**Data**:
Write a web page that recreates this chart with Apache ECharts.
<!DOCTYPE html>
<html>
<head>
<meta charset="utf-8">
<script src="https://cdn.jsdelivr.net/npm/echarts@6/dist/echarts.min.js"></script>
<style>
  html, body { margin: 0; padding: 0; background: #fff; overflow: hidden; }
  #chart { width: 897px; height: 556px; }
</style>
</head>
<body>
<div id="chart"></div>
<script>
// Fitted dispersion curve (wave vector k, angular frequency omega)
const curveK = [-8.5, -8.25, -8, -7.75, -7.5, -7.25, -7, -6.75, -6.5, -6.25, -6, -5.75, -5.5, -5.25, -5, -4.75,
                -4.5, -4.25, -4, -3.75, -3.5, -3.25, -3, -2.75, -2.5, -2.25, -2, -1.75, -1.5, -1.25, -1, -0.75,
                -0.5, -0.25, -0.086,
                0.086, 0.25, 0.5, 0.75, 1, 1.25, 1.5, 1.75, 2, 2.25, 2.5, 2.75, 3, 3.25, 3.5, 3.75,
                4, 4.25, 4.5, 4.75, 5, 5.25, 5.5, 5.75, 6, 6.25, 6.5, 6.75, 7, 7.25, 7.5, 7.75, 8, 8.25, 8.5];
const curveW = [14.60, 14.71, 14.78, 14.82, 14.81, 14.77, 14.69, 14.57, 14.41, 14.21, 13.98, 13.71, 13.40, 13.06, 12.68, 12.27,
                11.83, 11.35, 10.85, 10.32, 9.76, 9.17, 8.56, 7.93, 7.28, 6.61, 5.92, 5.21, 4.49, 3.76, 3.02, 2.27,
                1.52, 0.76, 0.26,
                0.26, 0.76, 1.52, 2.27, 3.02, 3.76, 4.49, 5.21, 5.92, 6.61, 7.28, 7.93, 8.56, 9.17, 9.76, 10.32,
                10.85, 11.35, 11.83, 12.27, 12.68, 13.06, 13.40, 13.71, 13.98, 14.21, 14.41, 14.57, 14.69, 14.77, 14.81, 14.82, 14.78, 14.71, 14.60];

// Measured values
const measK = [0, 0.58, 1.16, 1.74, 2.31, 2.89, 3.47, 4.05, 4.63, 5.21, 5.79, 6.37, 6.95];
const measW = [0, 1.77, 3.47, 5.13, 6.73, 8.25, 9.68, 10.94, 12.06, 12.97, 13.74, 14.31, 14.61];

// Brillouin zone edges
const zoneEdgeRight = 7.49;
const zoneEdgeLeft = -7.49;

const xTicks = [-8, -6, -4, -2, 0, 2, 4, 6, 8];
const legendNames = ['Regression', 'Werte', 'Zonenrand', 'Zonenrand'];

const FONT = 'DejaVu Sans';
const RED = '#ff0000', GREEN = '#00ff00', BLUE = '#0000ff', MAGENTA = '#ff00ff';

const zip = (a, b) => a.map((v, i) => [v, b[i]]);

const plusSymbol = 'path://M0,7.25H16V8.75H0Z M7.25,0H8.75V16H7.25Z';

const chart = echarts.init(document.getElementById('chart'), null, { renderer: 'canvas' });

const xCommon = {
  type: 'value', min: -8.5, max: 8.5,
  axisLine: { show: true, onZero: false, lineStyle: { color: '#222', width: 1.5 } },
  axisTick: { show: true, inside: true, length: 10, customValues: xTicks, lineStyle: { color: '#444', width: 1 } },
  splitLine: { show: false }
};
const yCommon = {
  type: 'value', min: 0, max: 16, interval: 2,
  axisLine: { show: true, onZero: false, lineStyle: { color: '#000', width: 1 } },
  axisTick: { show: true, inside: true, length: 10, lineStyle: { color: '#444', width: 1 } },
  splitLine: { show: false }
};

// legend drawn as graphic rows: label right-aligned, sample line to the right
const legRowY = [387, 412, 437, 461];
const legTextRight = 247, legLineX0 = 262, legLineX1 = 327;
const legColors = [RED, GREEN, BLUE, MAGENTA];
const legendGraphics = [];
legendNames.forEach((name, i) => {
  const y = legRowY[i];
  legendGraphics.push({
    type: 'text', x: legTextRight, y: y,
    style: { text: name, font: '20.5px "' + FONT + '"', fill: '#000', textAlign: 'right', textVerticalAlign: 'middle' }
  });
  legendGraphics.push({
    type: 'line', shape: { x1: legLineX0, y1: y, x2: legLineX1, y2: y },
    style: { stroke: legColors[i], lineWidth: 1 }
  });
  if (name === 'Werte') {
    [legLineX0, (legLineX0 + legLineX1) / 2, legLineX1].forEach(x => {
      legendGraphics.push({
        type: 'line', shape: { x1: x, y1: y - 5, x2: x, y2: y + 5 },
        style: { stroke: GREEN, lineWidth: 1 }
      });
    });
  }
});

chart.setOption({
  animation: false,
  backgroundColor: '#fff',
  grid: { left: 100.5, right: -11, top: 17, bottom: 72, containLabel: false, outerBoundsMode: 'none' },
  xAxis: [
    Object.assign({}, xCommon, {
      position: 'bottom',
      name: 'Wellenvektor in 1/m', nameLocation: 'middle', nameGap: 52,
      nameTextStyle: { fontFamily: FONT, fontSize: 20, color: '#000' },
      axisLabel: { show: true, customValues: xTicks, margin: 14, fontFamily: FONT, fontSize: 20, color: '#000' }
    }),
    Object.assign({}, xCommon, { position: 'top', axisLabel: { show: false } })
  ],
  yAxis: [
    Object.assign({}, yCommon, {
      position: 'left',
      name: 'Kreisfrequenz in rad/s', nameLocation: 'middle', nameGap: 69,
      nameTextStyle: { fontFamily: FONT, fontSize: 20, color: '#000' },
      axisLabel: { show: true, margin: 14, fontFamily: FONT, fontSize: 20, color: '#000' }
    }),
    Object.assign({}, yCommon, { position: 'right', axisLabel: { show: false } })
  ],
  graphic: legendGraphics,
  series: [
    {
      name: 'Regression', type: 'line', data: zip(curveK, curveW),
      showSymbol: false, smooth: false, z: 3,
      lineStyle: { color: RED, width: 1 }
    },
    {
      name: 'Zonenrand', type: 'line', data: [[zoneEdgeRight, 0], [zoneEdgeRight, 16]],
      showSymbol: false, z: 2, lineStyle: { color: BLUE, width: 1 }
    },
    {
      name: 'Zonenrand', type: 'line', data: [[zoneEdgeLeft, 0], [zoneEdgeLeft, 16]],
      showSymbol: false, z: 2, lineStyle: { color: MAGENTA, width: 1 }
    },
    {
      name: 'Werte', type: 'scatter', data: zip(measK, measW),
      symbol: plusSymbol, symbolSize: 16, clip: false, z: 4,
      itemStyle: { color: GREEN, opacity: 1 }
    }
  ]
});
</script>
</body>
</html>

**Problem requirements**:
Quote verbatim the opening lines of the listing above, ending with the line where "const zoneEdgeLeft = -7.49;" appears; include both endpoints and nothing more.

**Task response**:
Write a web page that recreates this chart with Apache ECharts.
<!DOCTYPE html>
<html>
<head>
<meta charset="utf-8">
<script src="https://cdn.jsdelivr.net/npm/echarts@6/dist/echarts.min.js"></script>
<style>
  html, body { margin: 0; padding: 0; background: #fff; overflow: hidden; }
  #chart { width: 897px; height: 556px; }
</style>
</head>
<body>
<div id="chart"></div>
<script>
// Fitted dispersion curve (wave vector k, angular frequency omega)
const curveK = [-8.5, -8.25, -8, -7.75, -7.5, -7.25, -7, -6.75, -6.5, -6.25, -6, -5.75, -5.5, -5.25, -5, -4.75,
                -4.5, -4.25, -4, -3.75, -3.5, -3.25, -3, -2.75, -2.5, -2.25, -2, -1.75, -1.5, -1.25, -1, -0.75,
                -0.5, -0.25, -0.086,
                0.086, 0.25, 0.5, 0.75, 1, 1.25, 1.5, 1.75, 2, 2.25, 2.5, 2.75, 3, 3.25, 3.5, 3.75,
                4, 4.25, 4.5, 4.75, 5, 5.25, 5.5, 5.75, 6, 6.25, 6.5, 6.75, 7, 7.25, 7.5, 7.75, 8, 8.25, 8.5];
const curveW = [14.60, 14.71, 14.78, 14.82, 14.81, 14.77, 14.69, 14.57, 14.41, 14.21, 13.98, 13.71, 13.40, 13.06, 12.68, 12.27,
                11.83, 11.35, 10.85, 10.32, 9.76, 9.17, 8.56, 7.93, 7.28, 6.61, 5.92, 5.21, 4.49, 3.76, 3.02, 2.27,
                1.52, 0.76, 0.26,
                0.26, 0.76, 1.52, 2.27, 3.02, 3.76, 4.49, 5.21, 5.92, 6.61, 7.28, 7.93, 8.56, 9.17, 9.76, 10.32,
                10.85, 11.35, 11.83, 12.27, 12.68, 13.06, 13.40, 13.71, 13.98, 14.21, 14.41, 14.57, 14.69, 14.77, 14.81, 14.82, 14.78, 14.71, 14.60];

// Measured values
const measK = [0, 0.58, 1.16, 1.74, 2.31, 2.89, 3.47, 4.05, 4.63, 5.21, 5.79, 6.37, 6.95];
const measW = [0, 1.77, 3.47, 5.13, 6.73, 8.25, 9.68, 10.94, 12.06, 12.97, 13.74, 14.31, 14.61];

// Brillouin zone edges
const zoneEdgeRight = 7.49;
const zoneEdgeLeft = -7.49;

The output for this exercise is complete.